Other analysts agreed that, once news of Pelosi’s plan to visit Taiwan emerged, it would have been impossible to back down without handing Beijing a propaganda victory.

Bill Galston, a senior fellow at the Brookings Institution thinktank and former policy adviser to Clinton, said: “I can see the arguments on both sides. Argument on one side, this was probably an ill-timed gesture on her part. Argument on the other side, once the issue was joined, allowing the Chinese to bully her out of the trip would would have been a really bad sign to the region.

Anti-US demonstrators in Taipei last week.
Anti-US demonstrators in Taipei last week. Photograph: Ann Wang/Reuters

“If she hadn’t put the issue on the table, that would have been one thing. But once she did and once it was clear that she was pretty firm in doing it, it would have been a mistake, say, for the president to put a lot of pressure on her not to go. That would have been both a substantive mistake and a political mistake.”

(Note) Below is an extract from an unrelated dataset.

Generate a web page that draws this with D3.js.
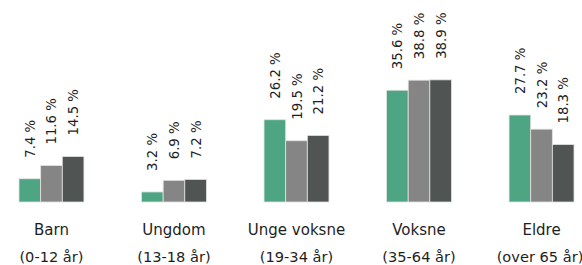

Larry Diamond, a senior fellow at the Hoover Institution thinktank in Palo Alto, California, wrote in an email: “Pelosi wanted to convey our commitment and resolve. I respect her for that. However, I still think the trip was a mistake. It provoked a serious escalation of Beijing’s military intimidation without really doing anything to make Taiwan more secure.

“What Taiwan really needs now is more military assistance, especially a large number of small, mobile, survivable and lethal weapons, like anti-ship missiles. To paraphrase [Ukraine’s Volodymyr] Zelenskiy, they don’t need more visits, they need weapons. And they have to do a lot more themselves to prepare for a possible attack.”